NORTHBOROUGH – Northborough town officials are anticipating that the average single family tax bill will increase by $513 for the 2023 fiscal year.
Though higher than a typical increase, that projection is down from a $561 forecasted increase that officials shared back in December.
These latest numbers were part of a presentation to the Board of Selectmen and the Appropriations Committee on March 28 on Northborough’s budget for the 2023 fiscal year.
Town Administrator John Coderre credited the change in the tax projection to a shift in enrollment at Algonquin Regional High School, though he said a “majority” of the increase was still due to rising single-family home values.
He described the 2023 fiscal year budget as a “rebuilding year.”
“We’re still trying to restore some of the budgetary impacts of the pandemic on our operations,” Coderre said.
General fund budget
In total, Northborough officials are proposing a 5.28% increase in the town’s general fund budget for a total of $71,242,642.
This fund includes the general government and school budgets, as well as Town Meeting warrant articles, debt service and other adjustments. It does not include funds for water, sewer and solid waste enterprises.
Specifically, the budget would restore reductions made during the pandemic, which Coderre said were never meant to be permanent.
During the 2021 fiscal year, increases to the operating budgets were cut down to 1%. The 2022 fiscal year saw increases “heavily” constrained, Coderre said.
Coderre walked through a number of the cuts, which included decreased contributions to both the town’s stabilization fund and its post-employment benefits (OPEB) trust fund, which pays for certain benefits that retirees receive.
A “significant” amount of capital was postponed in the 2021 fiscal year.
Because budgets were tight when Northborough closed out the year, there was then little free cash to do payas- you-go projects in the 2022 fiscal year, Coderre said.
“On the surface, that seems like a pretty healthy increase,” Coderre said of the 5.28% increase in this budget cycle. “But it’s really not.”
The budget calls for allocating $2.024 million in pay-as-you-go capital projects and $200,000 from free cash into the stabilization fund.
The budget increase would be 3.22% without those allocations.
General government budget
Seperate from the general fund budget, Northborough’s general government budget is projected to increase by 3.65% to a total of $24.5 million in the 2023 fiscal year.
Northborough plans to restore a Department of Public Works light equipment operator position, which had been vacant when it was cut during the pandemic.
Additionally, the town is adding a part-time cable access position for remote meeting coverage, which will be paid through cable access fees.
According to Coderre, all of the collective bargaining agreements with the town’s five unions are unsettled.
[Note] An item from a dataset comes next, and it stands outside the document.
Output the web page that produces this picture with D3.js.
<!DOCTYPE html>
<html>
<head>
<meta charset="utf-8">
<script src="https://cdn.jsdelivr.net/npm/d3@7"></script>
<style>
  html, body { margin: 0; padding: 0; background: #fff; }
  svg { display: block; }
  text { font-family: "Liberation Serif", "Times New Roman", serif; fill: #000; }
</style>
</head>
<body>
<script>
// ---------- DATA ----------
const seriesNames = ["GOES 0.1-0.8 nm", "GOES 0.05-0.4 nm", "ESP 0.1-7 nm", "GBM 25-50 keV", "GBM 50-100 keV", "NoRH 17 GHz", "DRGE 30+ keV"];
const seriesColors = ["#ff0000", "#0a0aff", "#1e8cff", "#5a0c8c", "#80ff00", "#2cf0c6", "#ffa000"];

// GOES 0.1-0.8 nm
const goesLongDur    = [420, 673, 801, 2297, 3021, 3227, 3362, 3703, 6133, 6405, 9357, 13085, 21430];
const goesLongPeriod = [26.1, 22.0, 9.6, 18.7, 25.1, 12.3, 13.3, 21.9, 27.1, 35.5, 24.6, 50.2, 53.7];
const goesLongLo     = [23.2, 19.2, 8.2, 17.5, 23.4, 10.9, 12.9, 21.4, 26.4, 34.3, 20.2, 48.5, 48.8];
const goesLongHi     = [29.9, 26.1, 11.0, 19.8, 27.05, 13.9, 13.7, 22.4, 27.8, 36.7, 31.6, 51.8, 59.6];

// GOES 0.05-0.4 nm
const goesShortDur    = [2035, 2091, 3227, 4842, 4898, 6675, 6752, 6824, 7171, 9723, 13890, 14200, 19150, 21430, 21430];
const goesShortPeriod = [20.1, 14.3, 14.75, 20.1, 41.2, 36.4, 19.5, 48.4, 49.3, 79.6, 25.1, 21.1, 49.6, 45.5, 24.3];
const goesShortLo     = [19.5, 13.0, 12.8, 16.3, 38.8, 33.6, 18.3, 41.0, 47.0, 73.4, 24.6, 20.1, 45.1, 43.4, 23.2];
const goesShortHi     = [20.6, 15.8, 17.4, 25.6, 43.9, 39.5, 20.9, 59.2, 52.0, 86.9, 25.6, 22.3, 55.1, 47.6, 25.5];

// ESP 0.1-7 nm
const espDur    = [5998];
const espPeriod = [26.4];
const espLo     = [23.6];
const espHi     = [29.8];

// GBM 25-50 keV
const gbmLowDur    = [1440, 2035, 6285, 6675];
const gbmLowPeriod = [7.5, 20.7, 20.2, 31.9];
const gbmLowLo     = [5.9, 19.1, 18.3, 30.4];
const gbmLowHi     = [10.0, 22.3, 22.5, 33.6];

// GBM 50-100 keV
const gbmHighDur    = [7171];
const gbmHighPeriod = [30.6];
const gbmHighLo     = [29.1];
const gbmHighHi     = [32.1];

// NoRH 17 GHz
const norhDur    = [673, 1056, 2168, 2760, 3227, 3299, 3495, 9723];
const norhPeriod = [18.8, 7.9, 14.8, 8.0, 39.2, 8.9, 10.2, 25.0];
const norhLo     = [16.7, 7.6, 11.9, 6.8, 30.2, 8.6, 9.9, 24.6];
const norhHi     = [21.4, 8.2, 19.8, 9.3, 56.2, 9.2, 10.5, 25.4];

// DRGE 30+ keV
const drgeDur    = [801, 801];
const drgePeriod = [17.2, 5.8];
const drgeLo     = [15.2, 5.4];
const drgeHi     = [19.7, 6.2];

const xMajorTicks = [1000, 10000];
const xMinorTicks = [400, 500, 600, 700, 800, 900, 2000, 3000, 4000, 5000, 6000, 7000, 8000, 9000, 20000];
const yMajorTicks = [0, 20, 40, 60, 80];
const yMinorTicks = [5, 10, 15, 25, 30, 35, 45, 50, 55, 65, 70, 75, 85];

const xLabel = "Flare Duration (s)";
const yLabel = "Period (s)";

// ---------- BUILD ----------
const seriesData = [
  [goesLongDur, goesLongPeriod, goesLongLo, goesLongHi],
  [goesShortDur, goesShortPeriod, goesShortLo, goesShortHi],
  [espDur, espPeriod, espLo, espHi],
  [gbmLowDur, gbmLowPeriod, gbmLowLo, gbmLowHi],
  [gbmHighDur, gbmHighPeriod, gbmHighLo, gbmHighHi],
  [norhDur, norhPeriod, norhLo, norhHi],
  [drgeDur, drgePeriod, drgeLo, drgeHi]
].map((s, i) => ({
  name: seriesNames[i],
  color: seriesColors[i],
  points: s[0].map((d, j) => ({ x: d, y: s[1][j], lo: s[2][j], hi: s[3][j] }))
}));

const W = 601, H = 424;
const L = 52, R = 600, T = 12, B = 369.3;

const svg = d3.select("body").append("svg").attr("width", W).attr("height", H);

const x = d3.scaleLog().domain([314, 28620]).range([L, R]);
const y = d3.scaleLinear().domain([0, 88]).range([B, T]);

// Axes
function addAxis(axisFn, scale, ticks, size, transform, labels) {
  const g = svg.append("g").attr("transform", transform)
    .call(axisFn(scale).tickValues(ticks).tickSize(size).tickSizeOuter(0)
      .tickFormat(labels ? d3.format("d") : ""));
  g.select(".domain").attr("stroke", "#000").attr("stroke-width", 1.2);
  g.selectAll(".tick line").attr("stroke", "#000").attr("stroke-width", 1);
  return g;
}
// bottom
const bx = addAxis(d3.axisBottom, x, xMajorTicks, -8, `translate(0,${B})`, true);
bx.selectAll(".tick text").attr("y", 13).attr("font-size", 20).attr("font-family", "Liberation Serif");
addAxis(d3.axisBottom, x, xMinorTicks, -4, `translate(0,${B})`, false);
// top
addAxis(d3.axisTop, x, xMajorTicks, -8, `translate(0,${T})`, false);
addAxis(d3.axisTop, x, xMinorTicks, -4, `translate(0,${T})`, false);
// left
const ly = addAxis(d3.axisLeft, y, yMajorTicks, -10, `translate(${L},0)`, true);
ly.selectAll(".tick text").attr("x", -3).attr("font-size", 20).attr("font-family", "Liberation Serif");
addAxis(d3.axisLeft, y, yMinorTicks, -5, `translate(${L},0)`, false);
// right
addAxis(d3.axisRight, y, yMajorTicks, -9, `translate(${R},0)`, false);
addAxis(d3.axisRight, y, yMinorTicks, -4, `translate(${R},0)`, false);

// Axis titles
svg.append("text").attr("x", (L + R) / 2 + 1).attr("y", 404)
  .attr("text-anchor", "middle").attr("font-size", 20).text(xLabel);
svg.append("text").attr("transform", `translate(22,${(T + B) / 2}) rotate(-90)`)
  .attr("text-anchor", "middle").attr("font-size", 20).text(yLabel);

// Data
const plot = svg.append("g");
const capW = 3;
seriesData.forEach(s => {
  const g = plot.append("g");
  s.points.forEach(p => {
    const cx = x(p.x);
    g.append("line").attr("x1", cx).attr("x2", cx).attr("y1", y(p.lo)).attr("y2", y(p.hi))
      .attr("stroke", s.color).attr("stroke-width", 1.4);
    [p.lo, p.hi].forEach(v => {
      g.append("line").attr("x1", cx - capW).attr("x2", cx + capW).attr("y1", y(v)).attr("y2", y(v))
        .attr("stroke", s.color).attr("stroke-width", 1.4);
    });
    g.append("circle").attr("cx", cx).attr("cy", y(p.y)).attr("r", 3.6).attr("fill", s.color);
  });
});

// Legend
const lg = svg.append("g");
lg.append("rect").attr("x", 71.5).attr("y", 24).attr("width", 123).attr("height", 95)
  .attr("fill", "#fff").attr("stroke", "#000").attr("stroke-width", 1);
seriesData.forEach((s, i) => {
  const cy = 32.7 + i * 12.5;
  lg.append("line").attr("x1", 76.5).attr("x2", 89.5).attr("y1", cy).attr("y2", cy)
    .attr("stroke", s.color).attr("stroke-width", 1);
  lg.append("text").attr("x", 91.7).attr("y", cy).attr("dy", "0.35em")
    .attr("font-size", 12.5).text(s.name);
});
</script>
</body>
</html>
A classification compensation study for employees is also wrapping up. But Coderre said most of the impacts of that process will still need to be negotiated.
Northborough has set aside over $350,000 to handle the personnel costs from these negotiations and studies, Coderre said.
Northborough’s health insurance budget is, likewise, anticipated to increase by 1% next year after the town formed a joint procurement association with Southborough and Algonquin Regional High School.
This comes after the town’s provider, Fallon, decided to exit the commercial market.
“That could have just as easily come in at a 7 or 8 or a 9% [increase],” Coderre said. “We would have been having a very different budget discussion if that was the case.”
Selectman Scott Rogers noted that Coderre’s past presentation anticipated an approximately 3% increase for health insurance.
“To drive that down to 1% is just phenomenal,” Rogers said.
Home values increase
Coderre said that it seems that there is an event or issue that impacts the town’s finances every year.
“This year, it’s home values,” Coderre said.
Like other communities in the region, the values of homes in Northborough have increased, placing pressure on the tax bills for single-family homes.
In Westborough, for example, town staff have anticipated the average single family tax bill to increase by $1,087, with about $515 of that being due to spikes in home values.
Coderre said that, if the single-family home values in Northborough weren’t moving, the increase on this year’s tax bills would be a more typical value of between $260 and $280.
Northborough’s budget process is ongoing.
The budget will eventually go before Town Meeting for final approval.